_Brief_. In the following material, identify every line holding the string "chart" and return it.

### Stored records ###

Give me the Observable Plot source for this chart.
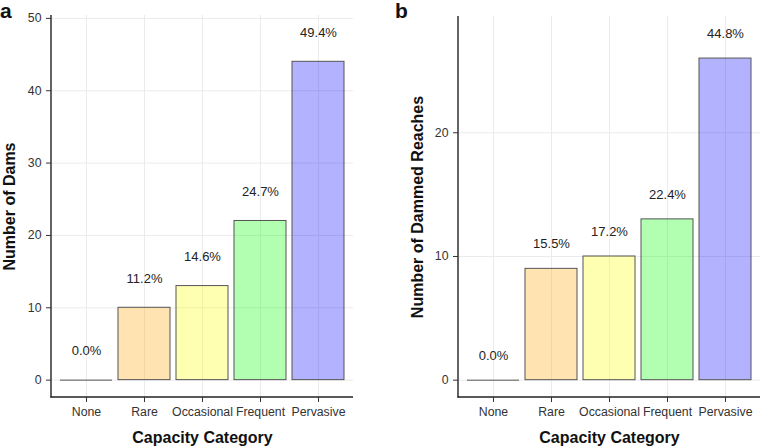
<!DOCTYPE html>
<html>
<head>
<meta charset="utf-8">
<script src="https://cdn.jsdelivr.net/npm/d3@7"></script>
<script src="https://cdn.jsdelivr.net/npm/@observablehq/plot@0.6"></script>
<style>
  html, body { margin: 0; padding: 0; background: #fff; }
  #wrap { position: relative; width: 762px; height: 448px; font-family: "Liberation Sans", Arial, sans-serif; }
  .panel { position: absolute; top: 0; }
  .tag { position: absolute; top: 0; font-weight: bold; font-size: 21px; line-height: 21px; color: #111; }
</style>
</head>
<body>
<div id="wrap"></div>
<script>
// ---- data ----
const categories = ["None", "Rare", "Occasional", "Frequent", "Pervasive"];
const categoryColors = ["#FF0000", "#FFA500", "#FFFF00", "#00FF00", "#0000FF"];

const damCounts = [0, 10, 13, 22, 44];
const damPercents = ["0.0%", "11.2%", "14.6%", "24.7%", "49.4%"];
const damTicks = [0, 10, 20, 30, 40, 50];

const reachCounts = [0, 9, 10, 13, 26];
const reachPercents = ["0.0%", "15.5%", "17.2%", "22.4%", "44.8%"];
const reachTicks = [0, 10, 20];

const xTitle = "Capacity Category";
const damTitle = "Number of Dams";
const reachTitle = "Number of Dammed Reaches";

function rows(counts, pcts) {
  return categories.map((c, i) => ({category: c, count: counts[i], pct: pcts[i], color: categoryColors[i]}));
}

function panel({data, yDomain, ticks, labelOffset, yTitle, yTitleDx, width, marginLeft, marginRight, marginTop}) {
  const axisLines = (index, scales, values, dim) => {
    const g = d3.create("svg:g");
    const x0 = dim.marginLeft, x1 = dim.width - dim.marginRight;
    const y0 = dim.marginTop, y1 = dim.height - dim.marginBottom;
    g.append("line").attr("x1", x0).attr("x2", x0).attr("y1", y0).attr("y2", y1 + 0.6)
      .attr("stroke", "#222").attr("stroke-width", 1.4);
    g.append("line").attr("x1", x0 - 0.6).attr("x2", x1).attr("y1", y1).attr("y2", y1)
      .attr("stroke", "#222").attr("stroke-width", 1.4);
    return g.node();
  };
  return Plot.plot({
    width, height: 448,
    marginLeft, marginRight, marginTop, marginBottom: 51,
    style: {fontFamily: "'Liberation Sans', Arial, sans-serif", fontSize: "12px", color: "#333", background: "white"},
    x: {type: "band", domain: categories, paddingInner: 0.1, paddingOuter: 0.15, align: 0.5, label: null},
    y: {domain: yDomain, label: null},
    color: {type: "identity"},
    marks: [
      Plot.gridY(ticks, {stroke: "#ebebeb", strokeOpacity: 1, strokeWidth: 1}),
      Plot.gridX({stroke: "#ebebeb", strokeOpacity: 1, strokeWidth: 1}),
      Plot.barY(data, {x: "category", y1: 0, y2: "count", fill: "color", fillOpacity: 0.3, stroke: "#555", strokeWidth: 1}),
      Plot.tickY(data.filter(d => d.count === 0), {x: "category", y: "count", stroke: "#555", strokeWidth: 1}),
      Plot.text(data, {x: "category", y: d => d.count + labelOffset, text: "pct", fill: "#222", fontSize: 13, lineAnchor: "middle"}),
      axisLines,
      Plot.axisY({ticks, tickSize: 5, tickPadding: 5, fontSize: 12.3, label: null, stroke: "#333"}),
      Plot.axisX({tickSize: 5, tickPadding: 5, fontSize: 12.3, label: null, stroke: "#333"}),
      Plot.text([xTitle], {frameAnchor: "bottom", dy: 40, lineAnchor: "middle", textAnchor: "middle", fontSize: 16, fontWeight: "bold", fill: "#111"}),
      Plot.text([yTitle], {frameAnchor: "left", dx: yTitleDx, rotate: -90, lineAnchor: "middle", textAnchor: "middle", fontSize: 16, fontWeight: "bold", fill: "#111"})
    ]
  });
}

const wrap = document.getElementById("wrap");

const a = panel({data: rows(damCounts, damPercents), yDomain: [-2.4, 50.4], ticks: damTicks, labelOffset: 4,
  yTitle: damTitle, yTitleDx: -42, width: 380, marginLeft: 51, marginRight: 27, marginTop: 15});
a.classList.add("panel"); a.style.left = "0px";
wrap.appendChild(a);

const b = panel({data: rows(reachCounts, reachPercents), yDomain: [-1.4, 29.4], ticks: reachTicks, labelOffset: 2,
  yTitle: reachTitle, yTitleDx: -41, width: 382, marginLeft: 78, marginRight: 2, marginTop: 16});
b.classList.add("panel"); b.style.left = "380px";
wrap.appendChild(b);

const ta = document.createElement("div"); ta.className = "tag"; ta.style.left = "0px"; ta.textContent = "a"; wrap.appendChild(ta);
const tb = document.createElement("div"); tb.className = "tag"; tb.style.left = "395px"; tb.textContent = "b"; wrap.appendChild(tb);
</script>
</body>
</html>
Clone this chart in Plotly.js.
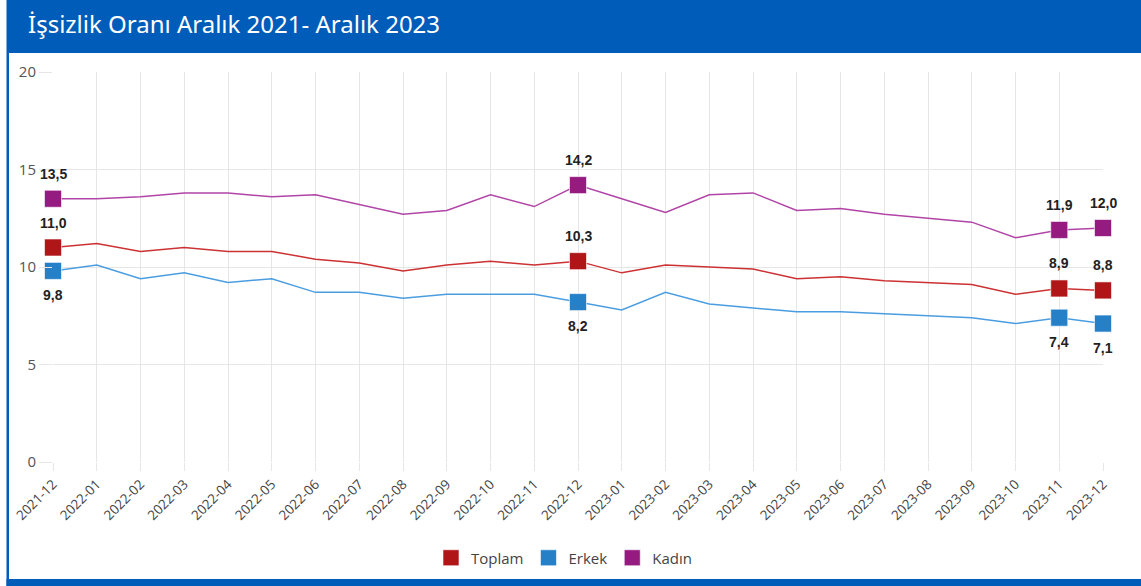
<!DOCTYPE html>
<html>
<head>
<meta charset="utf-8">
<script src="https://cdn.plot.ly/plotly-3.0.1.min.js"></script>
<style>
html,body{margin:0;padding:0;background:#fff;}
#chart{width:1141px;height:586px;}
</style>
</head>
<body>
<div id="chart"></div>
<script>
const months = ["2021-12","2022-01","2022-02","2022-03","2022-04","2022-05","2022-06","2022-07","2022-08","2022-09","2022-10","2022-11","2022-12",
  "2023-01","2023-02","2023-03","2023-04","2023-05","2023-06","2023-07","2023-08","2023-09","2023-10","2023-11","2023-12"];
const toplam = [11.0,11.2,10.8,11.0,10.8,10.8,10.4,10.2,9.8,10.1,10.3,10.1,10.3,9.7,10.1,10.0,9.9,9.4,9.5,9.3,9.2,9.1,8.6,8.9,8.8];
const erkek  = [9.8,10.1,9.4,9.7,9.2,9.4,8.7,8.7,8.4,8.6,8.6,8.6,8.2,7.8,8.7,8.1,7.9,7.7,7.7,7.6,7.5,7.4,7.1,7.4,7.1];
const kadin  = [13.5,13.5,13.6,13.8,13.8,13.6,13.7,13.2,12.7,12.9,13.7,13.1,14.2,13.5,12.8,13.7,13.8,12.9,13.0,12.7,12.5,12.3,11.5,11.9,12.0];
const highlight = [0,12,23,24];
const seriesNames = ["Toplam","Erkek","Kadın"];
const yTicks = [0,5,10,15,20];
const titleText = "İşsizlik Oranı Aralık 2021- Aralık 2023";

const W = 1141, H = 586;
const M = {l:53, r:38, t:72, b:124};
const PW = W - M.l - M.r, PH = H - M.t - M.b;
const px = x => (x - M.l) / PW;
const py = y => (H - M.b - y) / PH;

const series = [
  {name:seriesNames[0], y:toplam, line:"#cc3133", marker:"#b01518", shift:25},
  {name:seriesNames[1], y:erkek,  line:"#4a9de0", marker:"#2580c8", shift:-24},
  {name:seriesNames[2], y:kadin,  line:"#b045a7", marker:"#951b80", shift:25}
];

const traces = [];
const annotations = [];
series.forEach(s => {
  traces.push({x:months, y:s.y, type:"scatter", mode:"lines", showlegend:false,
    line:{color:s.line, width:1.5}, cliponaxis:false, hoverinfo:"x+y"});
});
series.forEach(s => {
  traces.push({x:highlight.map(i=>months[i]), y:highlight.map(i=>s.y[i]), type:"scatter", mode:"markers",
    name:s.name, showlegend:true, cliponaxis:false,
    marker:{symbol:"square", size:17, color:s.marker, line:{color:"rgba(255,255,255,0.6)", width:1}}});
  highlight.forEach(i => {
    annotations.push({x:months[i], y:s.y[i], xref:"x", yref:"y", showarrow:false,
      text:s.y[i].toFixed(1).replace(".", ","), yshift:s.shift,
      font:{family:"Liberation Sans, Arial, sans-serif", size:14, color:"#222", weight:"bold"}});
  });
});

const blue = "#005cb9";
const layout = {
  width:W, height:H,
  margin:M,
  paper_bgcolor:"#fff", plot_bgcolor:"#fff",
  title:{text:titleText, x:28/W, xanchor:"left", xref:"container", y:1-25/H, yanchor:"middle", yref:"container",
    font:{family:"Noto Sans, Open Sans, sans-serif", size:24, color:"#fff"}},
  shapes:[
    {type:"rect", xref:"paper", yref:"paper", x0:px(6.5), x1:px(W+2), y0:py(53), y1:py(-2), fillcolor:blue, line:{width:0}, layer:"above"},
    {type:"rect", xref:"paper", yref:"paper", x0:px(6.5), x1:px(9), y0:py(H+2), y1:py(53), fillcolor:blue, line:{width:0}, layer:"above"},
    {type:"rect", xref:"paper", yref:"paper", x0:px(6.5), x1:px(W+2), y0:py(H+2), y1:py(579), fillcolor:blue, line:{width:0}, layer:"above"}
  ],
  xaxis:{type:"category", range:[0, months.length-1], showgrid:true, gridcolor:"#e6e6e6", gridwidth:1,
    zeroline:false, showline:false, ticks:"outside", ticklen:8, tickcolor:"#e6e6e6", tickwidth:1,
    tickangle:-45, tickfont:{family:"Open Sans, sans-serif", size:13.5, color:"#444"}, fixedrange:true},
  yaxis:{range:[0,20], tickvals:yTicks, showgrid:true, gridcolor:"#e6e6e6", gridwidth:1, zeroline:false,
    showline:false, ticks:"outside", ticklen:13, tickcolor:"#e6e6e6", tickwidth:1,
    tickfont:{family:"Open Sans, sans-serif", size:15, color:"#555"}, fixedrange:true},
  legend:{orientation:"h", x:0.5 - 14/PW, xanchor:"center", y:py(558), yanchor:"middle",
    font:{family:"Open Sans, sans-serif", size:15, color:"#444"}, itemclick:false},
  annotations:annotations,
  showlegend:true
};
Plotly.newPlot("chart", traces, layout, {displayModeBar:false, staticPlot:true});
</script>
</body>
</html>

###

_Reply to the task_.
Give me the Observable Plot source for this chart.
Clone this chart in Plotly.js.
#chart{width:1141px;height:586px;}
<div id="chart"></div>
Plotly.newPlot("chart", traces, layout, {displayModeBar:false, staticPlot:true});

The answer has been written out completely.